| YOUR INSTRUCTIONS |
Return each line of the listing that contains the string "with".

| SOURCE MATERIAL |
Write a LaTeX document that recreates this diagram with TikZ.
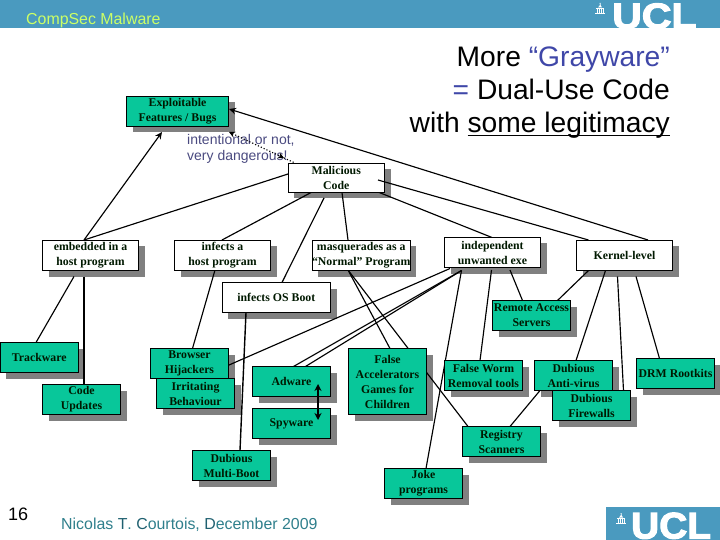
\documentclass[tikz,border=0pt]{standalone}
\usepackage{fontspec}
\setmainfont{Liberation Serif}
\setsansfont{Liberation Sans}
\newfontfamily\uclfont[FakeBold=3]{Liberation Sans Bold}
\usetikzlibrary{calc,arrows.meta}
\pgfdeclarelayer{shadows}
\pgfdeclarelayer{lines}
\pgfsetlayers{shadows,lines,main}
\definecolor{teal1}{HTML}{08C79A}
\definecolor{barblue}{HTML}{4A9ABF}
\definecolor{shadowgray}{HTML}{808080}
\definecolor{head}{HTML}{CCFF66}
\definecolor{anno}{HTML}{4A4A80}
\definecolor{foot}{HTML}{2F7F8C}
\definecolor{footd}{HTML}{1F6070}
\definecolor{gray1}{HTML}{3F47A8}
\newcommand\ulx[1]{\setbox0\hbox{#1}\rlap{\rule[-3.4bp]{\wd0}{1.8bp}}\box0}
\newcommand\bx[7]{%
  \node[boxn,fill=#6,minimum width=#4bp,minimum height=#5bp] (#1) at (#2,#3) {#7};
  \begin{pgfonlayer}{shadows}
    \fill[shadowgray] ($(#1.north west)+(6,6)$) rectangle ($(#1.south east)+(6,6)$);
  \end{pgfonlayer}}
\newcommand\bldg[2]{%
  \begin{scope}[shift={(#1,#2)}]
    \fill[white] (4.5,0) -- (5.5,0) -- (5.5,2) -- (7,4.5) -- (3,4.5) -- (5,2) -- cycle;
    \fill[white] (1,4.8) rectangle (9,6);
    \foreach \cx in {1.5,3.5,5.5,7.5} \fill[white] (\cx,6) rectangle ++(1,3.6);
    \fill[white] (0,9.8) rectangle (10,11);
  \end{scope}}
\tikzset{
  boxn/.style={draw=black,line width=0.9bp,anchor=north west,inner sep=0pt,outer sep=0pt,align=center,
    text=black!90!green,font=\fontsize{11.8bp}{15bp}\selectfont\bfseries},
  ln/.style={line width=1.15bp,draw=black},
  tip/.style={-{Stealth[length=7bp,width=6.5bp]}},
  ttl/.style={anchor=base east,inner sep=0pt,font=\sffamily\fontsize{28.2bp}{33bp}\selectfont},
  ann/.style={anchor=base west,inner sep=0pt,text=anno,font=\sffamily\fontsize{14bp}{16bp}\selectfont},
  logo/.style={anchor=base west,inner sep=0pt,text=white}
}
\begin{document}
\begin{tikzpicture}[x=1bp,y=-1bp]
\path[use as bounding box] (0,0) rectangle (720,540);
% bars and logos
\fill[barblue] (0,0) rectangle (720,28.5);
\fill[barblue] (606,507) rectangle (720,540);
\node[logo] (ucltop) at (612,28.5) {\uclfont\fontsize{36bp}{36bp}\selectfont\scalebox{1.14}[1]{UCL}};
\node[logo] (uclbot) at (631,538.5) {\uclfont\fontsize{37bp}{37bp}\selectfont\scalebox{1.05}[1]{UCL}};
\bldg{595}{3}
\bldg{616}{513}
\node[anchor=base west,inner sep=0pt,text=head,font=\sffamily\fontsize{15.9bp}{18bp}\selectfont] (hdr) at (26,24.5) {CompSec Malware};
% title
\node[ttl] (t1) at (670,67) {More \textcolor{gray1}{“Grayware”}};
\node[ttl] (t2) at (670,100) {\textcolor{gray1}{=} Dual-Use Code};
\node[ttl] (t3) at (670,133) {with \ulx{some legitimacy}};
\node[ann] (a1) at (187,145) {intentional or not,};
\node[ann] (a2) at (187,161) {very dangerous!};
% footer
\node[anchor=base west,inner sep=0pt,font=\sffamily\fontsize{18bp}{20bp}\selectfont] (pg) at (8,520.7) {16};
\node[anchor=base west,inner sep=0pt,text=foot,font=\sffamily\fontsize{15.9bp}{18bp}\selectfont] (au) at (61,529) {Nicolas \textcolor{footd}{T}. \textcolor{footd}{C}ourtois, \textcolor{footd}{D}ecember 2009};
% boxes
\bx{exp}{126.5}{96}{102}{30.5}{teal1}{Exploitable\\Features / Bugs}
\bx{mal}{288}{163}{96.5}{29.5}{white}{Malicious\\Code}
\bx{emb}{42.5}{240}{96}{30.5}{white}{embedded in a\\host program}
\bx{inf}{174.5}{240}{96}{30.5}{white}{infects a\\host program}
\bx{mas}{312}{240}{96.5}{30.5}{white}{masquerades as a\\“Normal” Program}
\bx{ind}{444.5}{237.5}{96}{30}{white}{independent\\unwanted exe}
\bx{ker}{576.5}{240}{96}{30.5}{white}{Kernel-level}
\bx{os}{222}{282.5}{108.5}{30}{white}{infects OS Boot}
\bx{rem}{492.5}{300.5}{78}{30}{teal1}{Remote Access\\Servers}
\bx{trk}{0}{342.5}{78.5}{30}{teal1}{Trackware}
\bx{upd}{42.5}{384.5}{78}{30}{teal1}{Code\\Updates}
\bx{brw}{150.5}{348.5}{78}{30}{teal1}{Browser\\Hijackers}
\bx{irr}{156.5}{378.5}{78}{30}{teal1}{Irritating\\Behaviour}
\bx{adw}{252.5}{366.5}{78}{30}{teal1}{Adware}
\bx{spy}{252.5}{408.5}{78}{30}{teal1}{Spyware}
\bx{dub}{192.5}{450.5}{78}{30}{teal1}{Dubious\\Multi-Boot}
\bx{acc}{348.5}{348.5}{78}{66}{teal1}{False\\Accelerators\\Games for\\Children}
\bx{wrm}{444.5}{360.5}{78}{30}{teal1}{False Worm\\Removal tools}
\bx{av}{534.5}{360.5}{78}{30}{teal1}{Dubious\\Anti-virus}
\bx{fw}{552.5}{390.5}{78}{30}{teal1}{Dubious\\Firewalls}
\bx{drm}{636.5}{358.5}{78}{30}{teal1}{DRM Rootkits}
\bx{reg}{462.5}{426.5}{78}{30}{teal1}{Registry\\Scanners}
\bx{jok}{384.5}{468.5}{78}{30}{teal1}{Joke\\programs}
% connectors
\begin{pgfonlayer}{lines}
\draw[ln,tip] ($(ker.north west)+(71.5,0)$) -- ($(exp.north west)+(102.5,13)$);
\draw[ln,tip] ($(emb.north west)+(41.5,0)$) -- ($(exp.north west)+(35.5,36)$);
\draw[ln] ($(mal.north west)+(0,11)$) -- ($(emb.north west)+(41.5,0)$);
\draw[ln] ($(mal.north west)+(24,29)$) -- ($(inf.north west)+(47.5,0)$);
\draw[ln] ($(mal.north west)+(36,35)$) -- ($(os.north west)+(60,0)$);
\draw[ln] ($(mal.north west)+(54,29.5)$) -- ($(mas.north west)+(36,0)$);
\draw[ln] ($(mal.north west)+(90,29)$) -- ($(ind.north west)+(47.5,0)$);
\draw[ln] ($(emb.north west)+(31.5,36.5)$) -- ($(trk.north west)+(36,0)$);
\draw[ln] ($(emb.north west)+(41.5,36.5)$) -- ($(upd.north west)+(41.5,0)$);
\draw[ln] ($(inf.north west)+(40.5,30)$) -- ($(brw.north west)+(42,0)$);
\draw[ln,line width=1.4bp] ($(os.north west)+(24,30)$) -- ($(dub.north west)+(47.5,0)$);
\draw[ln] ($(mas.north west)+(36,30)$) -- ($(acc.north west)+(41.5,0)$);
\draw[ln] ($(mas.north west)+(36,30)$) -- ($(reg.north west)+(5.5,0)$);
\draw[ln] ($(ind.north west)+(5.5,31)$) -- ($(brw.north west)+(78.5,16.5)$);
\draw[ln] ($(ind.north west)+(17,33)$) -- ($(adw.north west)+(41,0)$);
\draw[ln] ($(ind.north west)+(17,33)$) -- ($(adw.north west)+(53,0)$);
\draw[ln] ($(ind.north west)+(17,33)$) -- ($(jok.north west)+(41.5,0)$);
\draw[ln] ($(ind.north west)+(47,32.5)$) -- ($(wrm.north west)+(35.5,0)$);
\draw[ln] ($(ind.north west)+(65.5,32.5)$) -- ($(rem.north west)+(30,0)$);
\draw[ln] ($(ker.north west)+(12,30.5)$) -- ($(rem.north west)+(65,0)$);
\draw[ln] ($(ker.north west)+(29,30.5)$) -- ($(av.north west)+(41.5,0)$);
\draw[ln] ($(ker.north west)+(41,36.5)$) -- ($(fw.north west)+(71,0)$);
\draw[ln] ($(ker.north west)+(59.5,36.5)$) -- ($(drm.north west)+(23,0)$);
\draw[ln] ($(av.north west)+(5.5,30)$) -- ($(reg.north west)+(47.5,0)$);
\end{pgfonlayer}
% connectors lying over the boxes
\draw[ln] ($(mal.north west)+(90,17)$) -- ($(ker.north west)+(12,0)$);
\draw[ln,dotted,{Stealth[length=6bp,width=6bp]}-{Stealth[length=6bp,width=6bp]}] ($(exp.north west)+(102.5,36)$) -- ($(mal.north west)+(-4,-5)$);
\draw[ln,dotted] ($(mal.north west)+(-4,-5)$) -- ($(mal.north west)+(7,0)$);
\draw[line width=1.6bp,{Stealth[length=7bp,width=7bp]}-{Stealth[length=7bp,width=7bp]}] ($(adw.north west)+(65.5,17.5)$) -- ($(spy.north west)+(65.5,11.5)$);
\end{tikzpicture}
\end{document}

| SOLUTION FOR THIS TASK |
Write a LaTeX document that recreates this diagram with TikZ.
\node[ttl] (t3) at (670,133) {with \ulx{some legitimacy}};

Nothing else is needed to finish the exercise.